This page covers the functions used in chapter 4 of the book An Invitation to Computational Homotopy.
‣ CcGroup( N, f ) | ( function ) |
Inputs a \(G\)-outer group \(N\) with nonabelian cocycle describing some extension \(N \rightarrowtail E \twoheadrightarrow G\) together with standard 2-cocycle \(f\colon G \times G \rightarrow A\) where \(A=Z(N)\). It returns the extension group determined by the cocycle \(f\). The group is returned as a cocyclic group.
This function is part of the HAPcocyclic package of functions implemented by Robert F. Morse.
‣ CocycleCondition( R, n ) | ( function ) |
Inputs a free \(\mathbb ZG\)-resolution \(R\) of \(\mathbb Z\) and an integer \(n \ge 1\). It returns an integer matrix \(M\) with the following property. Let \(d\) be the \(\mathbb ZG\)-rank of \(R_n\). An integer vector \(f=[f_1, ... , f_d]\) then represents a \(\mathbb ZG\)-homomorphism \(R_n \rightarrow \mathbb Z_q\) which sends the \(i\)th generator of \(R_n\) to the integer \(f_i\) in the trivial \(\mathbb ZG\)-module \(\mathbb Z_q=\mathbb Z/q{\mathbb Z}\) (where possibly \(q=0\)). The homomorphism \(f\) is a cocycle if and only if \(M^tf=0\) mod \(q\).

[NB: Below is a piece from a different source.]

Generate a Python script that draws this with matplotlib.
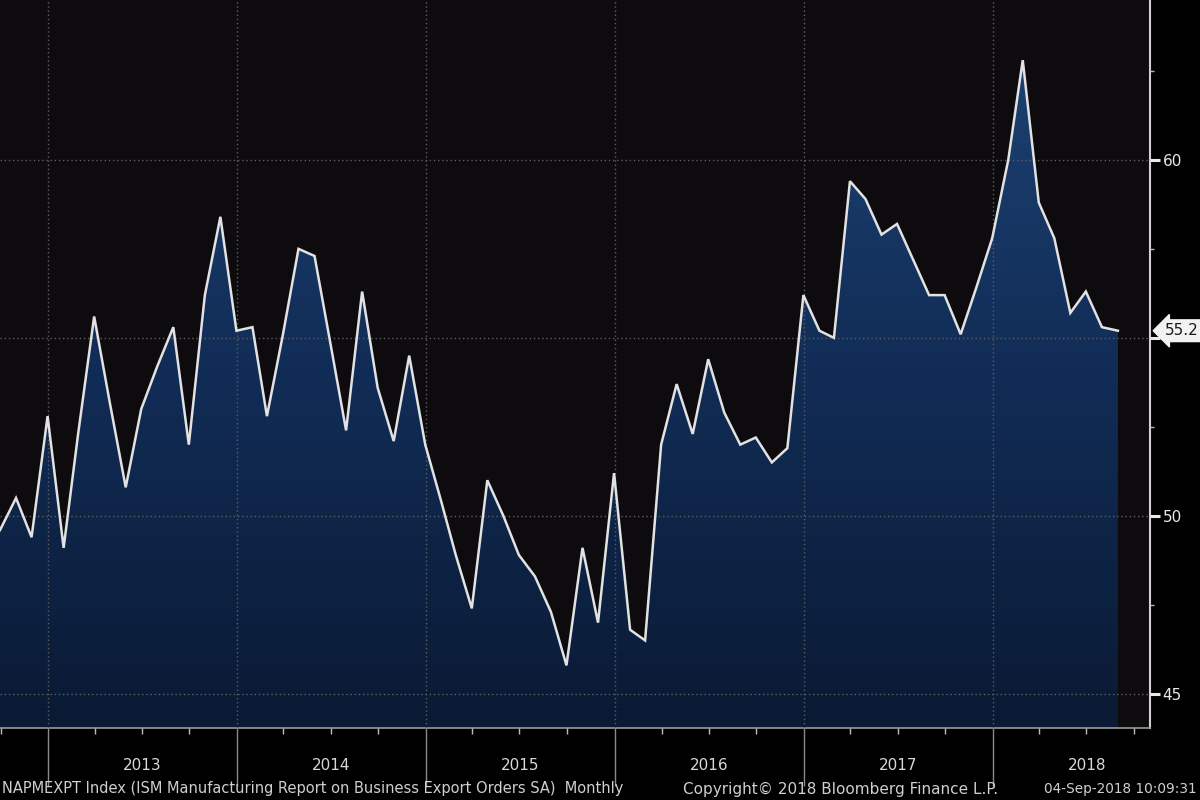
import numpy as np
import pandas as pd
import matplotlib
matplotlib.use("Agg")
import matplotlib.pyplot as plt
import matplotlib.dates as mdates
import matplotlib.transforms as mtransforms
from matplotlib.colors import LinearSegmentedColormap
from matplotlib.patches import Polygon

# ---- data (monthly, month-end, Sep 2012 .. Aug 2018) ----
start_month = "2012-10-01"
end_month = "2018-09-01"
values = [
    49.6, 50.5, 49.4, 52.8,                                                # 2012 Sep-Dec
    49.1, 52.3, 55.6, 53.2, 50.8, 53.0, 54.2, 55.3, 52.0, 56.2, 58.4, 55.2,  # 2013
    55.3, 52.8, 55.1, 57.5, 57.3, 54.9, 52.4, 56.3, 53.6, 52.1, 54.5, 52.0,  # 2014
    50.4, 48.9, 47.4, 51.0, 50.0, 48.9, 48.3, 47.3, 45.8, 49.1, 47.0, 51.2,  # 2015
    46.8, 46.5, 52.0, 53.7, 52.3, 54.4, 52.9, 52.0, 52.2, 51.5, 51.9, 56.2,  # 2016
    55.2, 55.0, 59.4, 58.9, 57.9, 58.2, 57.2, 56.2, 56.2, 55.1, 56.4, 57.8,  # 2017
    60.0, 62.8, 58.8, 57.8, 55.7, 56.3, 55.3, 55.2,                          # 2018 Jan-Aug
]
year_labels = ["2013", "2014", "2015", "2016", "2017", "2018"]
ytick_values = [45, 50, 55, 60]
ytick_labels = ["45", "50", "", "60"]
last_label = "55.2"
footer_left = "NAPMEXPT Index (ISM Manufacturing Report on Business Export Orders SA)  Monthly"
footer_mid = "Copyright\u00a9 2018 Bloomberg Finance L.P."
footer_right = "04-Sep-2018 10:09:31"

dates = pd.date_range(start_month, end_month, freq="MS") - pd.Timedelta(days=1)
x = mdates.date2num(dates.to_pydatetime())
y = np.array(values)

# ---- figure ----
fig = plt.figure(figsize=(12, 8), dpi=100, facecolor="black")
ax = fig.add_axes([0.0, 0.09, 1150 / 1200, 0.91])
ax.set_facecolor("#0d0b0e")

ymin, ymax = 44.04, 64.49
xmin = mdates.date2num(pd.Timestamp("2012-09-30"))
xmax = mdates.date2num(pd.Timestamp("2018-11-01"))
ax.set_xlim(xmin, xmax)
ax.set_ylim(ymin, ymax)

# gradient fill below the line
cmap = LinearSegmentedColormap.from_list("bbg", ["#0a1a34", "#112d57", "#1f4475"])
grad = np.linspace(0, 1, 256).reshape(-1, 1)
im = ax.imshow(grad, extent=[x[0], x[-1], ymin, ymax], origin="lower",
               aspect="auto", cmap=cmap, zorder=1)
verts = np.vstack([np.column_stack([x, y]), [[x[-1], ymin], [x[0], ymin]]])
poly = Polygon(verts, closed=True, facecolor="none", edgecolor="none")
ax.add_patch(poly)
im.set_clip_path(poly)
ax.set_xlim(xmin, xmax)
ax.set_ylim(ymin, ymax)

ax.plot(x, y, color="#e2e2e2", lw=1.8, zorder=3, solid_joinstyle="miter")

# ---- axes styling ----
for s in ["left", "top"]:
    ax.spines[s].set_visible(False)
ax.spines["right"].set_color("#d0d0d0")
ax.spines["right"].set_linewidth(1.5)
ax.spines["bottom"].set_color("#9a9a9a")
ax.spines["bottom"].set_linewidth(1.2)

ax.yaxis.tick_right()
ax.set_yticks(ytick_values)
ax.set_yticklabels(ytick_labels)
ax.set_yticks([47.5, 52.5, 57.5, 62.5], minor=True)
ax.tick_params(axis="y", which="major", length=7, width=2.2, colors="#e8e8e8",
               labelsize=11, pad=2, direction="out")
ax.tick_params(axis="y", which="minor", length=3, width=1, colors="#bbbbbb")

ax.xaxis.set_major_locator(mdates.YearLocator())
ax.xaxis.set_minor_locator(mdates.MonthLocator(bymonth=[4, 7, 10]))
ax.xaxis.set_major_formatter(plt.NullFormatter())
ax.tick_params(axis="x", which="major", length=42, width=1, colors="#8a8a8a", direction="out")
ax.tick_params(axis="x", which="minor", length=4, width=1, colors="#bdbdbd", direction="out")

ax.set_axisbelow(False)
ax.grid(True, which="major", color="#5e5e5e", linestyle=(0, (1, 2)), lw=1.0)

# last-value tag
trans = mtransforms.blended_transform_factory(ax.transAxes, ax.transData)
ax.text(1.013, y[-1], last_label, transform=trans, ha="left", va="center",
        fontsize=11, color="#1a1a1a", clip_on=False, zorder=5,
        bbox=dict(boxstyle="larrow,pad=0.22", fc="#f2f2f2", ec="#f2f2f2"))

# year labels
ftrans = mtransforms.blended_transform_factory(ax.transData, fig.transFigure)
for lab in year_labels:
    xm = mdates.date2num(pd.Timestamp(f"{lab}-07-02"))
    ax.text(xm, 1 - 766 / 800, lab, transform=ftrans, ha="center", va="center",
            fontsize=11, color="#d8d8d8", clip_on=False)

# footer
fy = 1 - 789 / 800
fig.text(0.002, fy, footer_left, ha="left", va="center", fontsize=10.5, color="#cfcfcf")
fig.text(683 / 1200, fy, footer_mid, ha="left", va="center", fontsize=11, color="#cfcfcf")
fig.text(0.997, fy, footer_right, ha="right", va="center", fontsize=9.8, color="#cfcfcf")

fig.savefig("out.png", dpi=100, facecolor="black")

‣ StandardCocycle( R, f, n ) | ( function ) |
‣ StandardCocycle( R, f, n, q ) | ( function ) |
Inputs a free \(\mathbb ZG\)-resolution \(R\) (with contracting homotopy), a positive integer \(n\) and an integer vector \(f\) representing an \(n\)-cocycle \(R_n \rightarrow \mathbb Z_q=\mathbb Z/q\mathbb Z\) where \(G\) acts trivially on \(\mathbb Z_q\). It is assumed \(q=0\) unless a value for \(q\) is entered. The command returns a function \(F(g_1, ..., g_n)\) which is the standard cocycle \(G^n \rightarrow \mathbb Z_q\) corresponding to \(f\). At present the command is implemented only for \(n=2\) or \(3\).
‣ ActedGroup( M ) | ( function ) |
Inputs a \(G\)-outer group \(M\) corresponding to a homomorphism \(\alpha\colon G\rightarrow {\rm Out}(N)\) and returns the group \(N\).
‣ ActingGroup( M ) | ( function ) |
Inputs a \(G\)-outer group \(M\) corresponding to a homomorphism \(\alpha\colon G\rightarrow {\rm Out}(N)\) and returns the group \(G\).
‣ Centre( M ) | ( function ) |
Inputs a \(G\)-outer group \(M\) and returns its group-theoretic centre as a \(G\)-outer group.
Examples: 1 , 2 , 3 , 4 , 5 , 6
‣ GOuterGroup( E, N ) | ( function ) |
‣ GOuterGroup( ) | ( function ) |
Inputs a group \(E\) and normal subgroup \(N\). It returns \(N\) as a \(G\)-outer group where \(G=E/N\). A nonabelian cocycle \(f\colon G\times G\rightarrow N\) is attached as a component of the \(G\)-Outer group.
The function can be used without an argument. In this case an empty outer group \(C\) is returned. The components must be set using SetActingGroup(C,G), SetActedGroup(C,N) and SetOuterAction(C,alpha).
‣ CohomologyModule( C, n ) | ( function ) |
Inputs a \(G\)-cocomplex \(C\) together with a non-negative integer \(n\). It returns the cohomology \(H^n(C)\) as a \(G\)-outer group. If \(C\) was constructed from a \(\mathbb ZG\)-resolution \(R\) by homing to an abelian \(G\)-outer group \(A\) then, for each \(x\) in \(H:=CohomologyModule(C,n)\), there is a function \(f:=H!.representativeCocycle(x)\) which is a standard \(n\)-cocycle corresponding to the cohomology class \(x\). (At present this is implemented only for \(n=1,2,3\).)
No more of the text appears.